-- Work to do --
Show every line that has the string "with" in it.

-- Data shown --
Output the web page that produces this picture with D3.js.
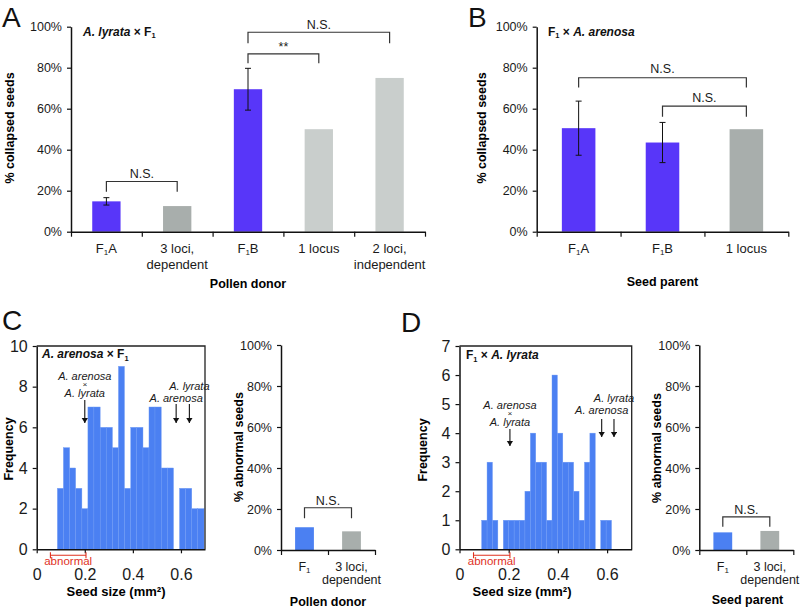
<!DOCTYPE html>
<html>
<head>
<meta charset="utf-8">
<script src="https://cdn.jsdelivr.net/npm/d3@7"></script>
<style>
  body { margin: 0; background: #fff; }
  svg { font-family: Arial, Helvetica, "Liberation Sans", sans-serif; }
</style>
</head>
<body>
<svg id="fig" width="800" height="607"></svg>
<script>
// ---- data ----
var pctTicks = [0, 20, 40, 60, 80, 100];

// A: A. lyrata x F1 (pollen donor)
var catsA = ["F₁A", "3 loci,|dependent", "F₁B", "1 locus", "2 loci,|independent"];
var valsA = [14.8, 12.5, 69.5, 50, 75];
var errA  = [1.8, 0, 10.2, 0, 0];
var sigPairsA  = [[0, 1], [2, 3], [2, 4]];
var sigLabelsA = ["N.S.", "**", "N.S."];
var sigTopA    = [24.5, 86.7, 97.3];
var sigFootA   = [19.5, 82.2, 91.9];

// B: F1 x A. arenosa (seed parent)
var catsB = ["F₁A", "F₁B", "1 locus"];
var valsB = [50.5, 43.5, 50];
var errB  = [13.2, 9.8, 0];
var sigPairsB  = [[0, 2], [1, 2]];
var sigLabelsB = ["N.S.", "N.S."];
var sigTopB    = [75.1, 61.3];
var sigFootB   = [70.4, 56.1];

// C: A. arenosa x F1, seed size histogram
var binEdgesC = [0.086, 0.111, 0.137, 0.162, 0.188, 0.213, 0.238, 0.264, 0.289, 0.315, 0.340, 0.365,
                 0.391, 0.416, 0.442, 0.467, 0.492, 0.518, 0.543, 0.569, 0.594, 0.619, 0.645, 0.670, 0.696];
var freqC = [3, 5, 4, 3, 2, 7, 7, 6, 6, 5, 9, 3, 6, 6, 5, 7, 7, 4, 4, 0, 3, 3, 2, 2];
var freqTicksC = [0, 2, 4, 6, 8, 10];
var arrowsC = [0.2, 0.58, 0.635];   // hybrid, A. arenosa, A. lyrata
var catsC = ["F₁", "3 loci,|dependent"];
var valsC = [11.1, 9.1];
var sigTopC = [20.6], sigFootC = [15.5];

// D: F1 x A. lyrata, seed size histogram
var binEdgesD = [0.090, 0.112, 0.134, 0.156, 0.178, 0.200, 0.222, 0.244, 0.266, 0.288, 0.310, 0.332,
                 0.354, 0.376, 0.398, 0.420, 0.442, 0.464, 0.486, 0.508, 0.530, 0.552, 0.574, 0.596, 0.618];
var freqD = [1, 3, 1, 0, 1, 1, 1, 1, 2, 4, 3, 3, 1, 6, 4, 3, 3, 2, 1, 3, 4, 0, 1, 1];
var freqTicksD = [0, 1, 2, 3, 4, 5, 6, 7];
var arrowsD = [0.205, 0.578, 0.628];
var catsD = ["F₁", "3 loci,|dependent"];
var valsD = [8.6, 9.3];
var sigTopD = [16.2], sigFootD = [11.4];

var sizeTicks = [0, 0.2, 0.4, 0.6];
var abnormalRange = [0.057, 0.205];

// ---- colours ----
var purple = "#5836f9", blue = "#4b80f2", grayDark = "#a8aeac", grayLight = "#c9cecc";

var svg = d3.select("#fig");

svg.append("defs").append("marker")
  .attr("id", "ah").attr("viewBox", "0 0 8 10").attr("refX", 8).attr("refY", 5)
  .attr("markerWidth", 5).attr("markerHeight", 7).attr("markerUnits", "userSpaceOnUse")
  .attr("orient", "auto")
  .append("path").attr("d", "M0,0L8,5L0,10z").attr("fill", "#111");

// text with F1 style subscripts
function addRich(t, str, subSize) {
  var parts = str.split("₁");
  t.append("tspan").text(parts[0]);
  for (var i = 1; i < parts.length; i++) {
    t.append("tspan").attr("font-size", subSize).attr("dy", 2.5).text("1");
    if (parts[i]) t.append("tspan").attr("dy", -2.5).text(parts[i]);
  }
}

function styleAxis(a, fs) {
  a.attr("font-size", fs).attr("font-family", null);
  a.selectAll("text").attr("fill", "#1a1a1a");
  a.select(".domain").attr("stroke", "#111").attr("stroke-width", 1.5);
  a.selectAll(".tick line").attr("stroke", "#111").attr("stroke-width", 1.2);
}

function barPanel(o) {
  var g = svg.append("g");
  var n = o.cats.length;
  var x = d3.scaleBand().domain(d3.range(n)).range([o.x0, o.x1]).paddingInner(0.6).paddingOuter(0.3);
  var xEdge = d3.scaleLinear().domain([0, n]).range([o.x0, o.x1]);
  var y = d3.scaleLinear().domain([0, 100]).range([o.y0, o.y1]);
  var cx = function(i) { return x(i) + x.bandwidth() / 2; };

  g.selectAll(".bar").data(o.vals).join("rect").attr("class", "bar")
    .attr("x", function(d, i) { return x(i); })
    .attr("width", x.bandwidth())
    .attr("y", function(d) { return y(d); })
    .attr("height", function(d) { return y(0) - y(d); })
    .attr("fill", function(d, i) { return o.fills[i]; });

  o.vals.forEach(function(v, i) {
    var e = o.errs[i];
    if (!e) return;
    var c = cx(i);
    g.append("path")
      .attr("d", "M" + (c - 3) + "," + y(v + e) + "H" + (c + 3) + "M" + c + "," + y(v + e) + "V" + y(v - e) +
                 "M" + (c - 3) + "," + y(v - e) + "H" + (c + 3))
      .attr("fill", "none").attr("stroke", "#111").attr("stroke-width", 1);
  });

  var ay = g.append("g").attr("transform", "translate(" + o.x0 + ",0)")
    .call(d3.axisLeft(y).tickValues(pctTicks).tickFormat(function(d) { return d + "%"; })
      .tickSize(4).tickSizeOuter(0).tickPadding(5));
  styleAxis(ay, 12.5);

  var ax = g.append("g").attr("transform", "translate(0," + o.y0 + ")")
    .call(d3.axisBottom(xEdge).tickValues(d3.range(n + 1)).tickFormat(function() { return ""; })
      .tickSize(5).tickSizeOuter(0));
  styleAxis(ax, 12.5);

  o.cats.forEach(function(c, i) {
    c.split("|").forEach(function(line, k) {
      var t = g.append("text").attr("x", cx(i)).attr("y", o.y0 + o.labDy + k * o.lineGap)
        .attr("text-anchor", "middle").attr("font-size", o.catFont).attr("fill", "#1a1a1a");
      addRich(t, line, 8);
    });
  });

  o.sigPairs.forEach(function(p, k) {
    var xa = cx(p[0]), xb = cx(p[1]), yt = y(o.sigTop[k]), yf = y(o.sigFoot[k]);
    g.append("path").attr("d", "M" + xa + "," + yf + "V" + yt + "H" + xb + "V" + yf)
      .attr("fill", "none").attr("stroke", "#333").attr("stroke-width", 1.2);
    g.append("text").attr("x", (xa + xb) / 2).attr("y", yt - o.sigGap)
      .attr("text-anchor", "middle").attr("font-size", 12.5).attr("fill", "#1a1a1a").text(o.sigLabels[k]);
  });

  g.append("text").attr("transform", "translate(" + o.ytX + "," + o.ytY + ") rotate(-90)")
    .attr("dy", "0.35em").attr("text-anchor", "middle").attr("font-weight", "bold")
    .attr("font-size", 12.5).text(o.yTitle);
  g.append("text").attr("x", o.xtX).attr("y", o.xtY).attr("text-anchor", "middle")
    .attr("font-weight", "bold").attr("font-size", 12.5).text(o.xTitle);
  return g;
}

function histPanel(o) {
  var g = svg.append("g");
  var x = d3.scaleLinear().domain([0, 0.7]).range([o.x0, o.x1]);
  var y = d3.scaleLinear().domain([0, o.yMax]).range([o.y0, o.y1]);

  g.selectAll(".bin").data(o.freq).join("rect").attr("class", "bin")
    .attr("x", function(d, i) { return x(o.edges[i]); })
    .attr("width", function(d, i) { return x(o.edges[i + 1]) - x(o.edges[i]); })
    .attr("y", function(d) { return y(d); })
    .attr("height", function(d) { return y(0) - y(d); })
    .attr("fill", blue).attr("stroke", "#6e9af5").attr("stroke-width", 0.4);

  // frame
  g.append("path").attr("d", "M" + o.x0 + "," + o.y1 + "H" + o.x1 + "V" + o.y0)
    .attr("fill", "none").attr("stroke", "#222").attr("stroke-width", 1.3);

  var ay = g.append("g").attr("transform", "translate(" + o.x0 + ",0)")
    .call(d3.axisLeft(y).tickValues(o.yTicks).tickFormat(d3.format("d"))
      .tickSize(4).tickSizeOuter(0).tickPadding(5));
  styleAxis(ay, 16);
  var ax = g.append("g").attr("transform", "translate(0," + o.y0 + ")")
    .call(d3.axisBottom(x).tickValues(sizeTicks).tickFormat(function(d) { return d === 0 ? "0" : d3.format(".1f")(d); })
      .tickSize(4).tickSizeOuter(0).tickPadding(15));
  styleAxis(ax, 16);

  // arrows to parental / hybrid seed sizes
  var ax0 = x(o.arrows[0]);
  g.append("line").attr("x1", ax0).attr("x2", ax0).attr("y1", o.arrowL[0]).attr("y2", o.arrowL[1])
    .attr("stroke", "#111").attr("stroke-width", 1.1).attr("marker-end", "url(#ah)");
  [1, 2].forEach(function(k) {
    g.append("line").attr("x1", x(o.arrows[k])).attr("x2", x(o.arrows[k]))
      .attr("y1", o.arrowR[0]).attr("y2", o.arrowR[1])
      .attr("stroke", "#111").attr("stroke-width", 1.1).attr("marker-end", "url(#ah)");
  });
  var it = function(xx, yy, s, fs) {
    g.append("text").attr("x", xx).attr("y", yy).attr("text-anchor", "middle")
      .attr("font-size", fs || 11).attr("font-style", "italic").attr("fill", "#1a1a1a").text(s);
  };
  it(ax0, o.labL[0], "A. arenosa");
  it(ax0, o.labL[1], "×", 8);
  it(ax0, o.labL[2], "A. lyrata");
  it(x(o.arrows[1]), o.labR[1], "A. arenosa");
  it(x(o.arrows[2]), o.labR[0], "A. lyrata");

  // abnormal size range
  var xa = x(abnormalRange[0]), xb = x(abnormalRange[1]), yb = o.y0 + 6;
  g.append("path").attr("d", "M" + xa + "," + (yb - 3) + "V" + (yb + 3) + "M" + xa + "," + yb + "H" + xb +
                             "M" + xb + "," + (yb - 3) + "V" + (yb + 3))
    .attr("fill", "none").attr("stroke", "#e0321f").attr("stroke-width", 1.1);
  g.append("text").attr("x", (xa + xb) / 2).attr("y", yb + 10).attr("text-anchor", "middle")
    .attr("font-size", 11.5).attr("fill", "#e0321f").text("abnormal");

  g.append("text").attr("transform", "translate(" + o.ytX + "," + o.ytY + ") rotate(-90)")
    .attr("dy", "0.35em").attr("text-anchor", "middle").attr("font-weight", "bold")
    .attr("font-size", 12.5).text("Frequency");
  g.append("text").attr("x", o.xtX).attr("y", o.xtY).attr("text-anchor", "middle")
    .attr("font-weight", "bold").attr("font-size", 13).text("Seed size (mm²)");
  return g;
}

function inTitle(xx, yy, parts) {
  var t = svg.append("text").attr("x", xx).attr("y", yy).attr("font-size", 12)
    .attr("font-weight", "bold").attr("fill", "#111");
  parts.forEach(function(p) {
    var s = t.append("tspan").text(p[0]);
    if (p[1] === "i") s.attr("font-style", "italic");
    if (p[1] === "sub") s.attr("font-size", 7.5).attr("dy", 2.5);
    if (p[1] === "up") s.attr("dy", -2.5);
  });
}

// ---- panels ----
barPanel({cats: catsA, vals: valsA, errs: errA, fills: [purple, grayDark, purple, grayLight, grayLight],
  x0: 71, x1: 425, y0: 231.7, y1: 26.7, labDy: 21, lineGap: 16, catFont: 13,
  sigPairs: sigPairsA, sigLabels: sigLabelsA, sigTop: sigTopA, sigFoot: sigFootA, sigGap: 3,
  yTitle: "% collapsed seeds", ytX: 10, ytY: 128, xTitle: "Pollen donor", xtX: 248, xtY: 288});

barPanel({cats: catsB, vals: valsB, errs: errB, fills: [purple, purple, grayDark],
  x0: 536.7, x1: 788.3, y0: 231.7, y1: 26.7, labDy: 21, lineGap: 16, catFont: 13,
  sigPairs: sigPairsB, sigLabels: sigLabelsB, sigTop: sigTopB, sigFoot: sigFootB, sigGap: 4.5,
  yTitle: "% collapsed seeds", ytX: 482, ytY: 128, xTitle: "Seed parent", xtX: 662.5, xtY: 286});

histPanel({edges: binEdgesC, freq: freqC, yMax: 10, yTicks: freqTicksC, arrows: arrowsC,
  x0: 36.7, x1: 205, y0: 549.3, y1: 346,
  arrowL: [400, 423], arrowR: [404, 423], labL: [379.5, 387, 396.5], labR: [390, 402],
  ytX: 9, ytY: 449, xtX: 116, xtY: 596});

histPanel({edges: binEdgesD, freq: freqD, yMax: 7, yTicks: freqTicksD, arrows: arrowsD,
  x0: 459.5, x1: 631.7, y0: 549.3, y1: 346,
  arrowL: [429, 446], arrowR: [419, 437], labL: [408.5, 416, 425.5], labR: [402, 414],
  ytX: 423, ytY: 450, xtX: 522, xtY: 595.5});

barPanel({cats: catsC, vals: valsC, errs: [0, 0], fills: [blue, grayDark],
  x0: 281, x1: 375, y0: 550, y1: 345, labDy: 20.5, lineGap: 13, catFont: 12.5,
  sigPairs: [[0, 1]], sigLabels: ["N.S."], sigTop: sigTopC, sigFoot: sigFootC, sigGap: 3,
  yTitle: "% abnormal seeds", ytX: 238.5, ytY: 447, xTitle: "Pollen donor", xtX: 328, xtY: 605.5});

barPanel({cats: catsD, vals: valsD, errs: [0, 0], fills: [blue, grayDark],
  x0: 699.3, x1: 793.3, y0: 550, y1: 345, labDy: 20.5, lineGap: 13, catFont: 12.5,
  sigPairs: [[0, 1]], sigLabels: ["N.S."], sigTop: sigTopD, sigFoot: sigFootD, sigGap: 3,
  yTitle: "% abnormal seeds", ytX: 657, ytY: 448, xTitle: "Seed parent", xtX: 747.5, xtY: 603.5});

inTitle(83, 35.5, [["A. lyrata", "i"], [" × F"], ["1", "sub"]]);
inTitle(548, 35.5, [["F"], ["1", "sub"], [" × ", "up"], ["A. arenosa", "i"]]);
inTitle(42, 358, [["A. arenosa", "i"], [" × F"], ["1", "sub"]]);
inTitle(466, 359, [["F"], ["1", "sub"], [" × ", "up"], ["A. lyrata", "i"]]);

// panel letters
[["A", 2, 26.5], ["B", 468, 26.5], ["C", 2, 330], ["D", 401, 332]].forEach(function(p) {
  svg.append("text").attr("x", p[1]).attr("y", p[2]).attr("font-size", 28).attr("fill", "#111").text(p[0]);
});
</script>
</body>
</html>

-- Solution --
Output the web page that produces this picture with D3.js.
// text with F1 style subscripts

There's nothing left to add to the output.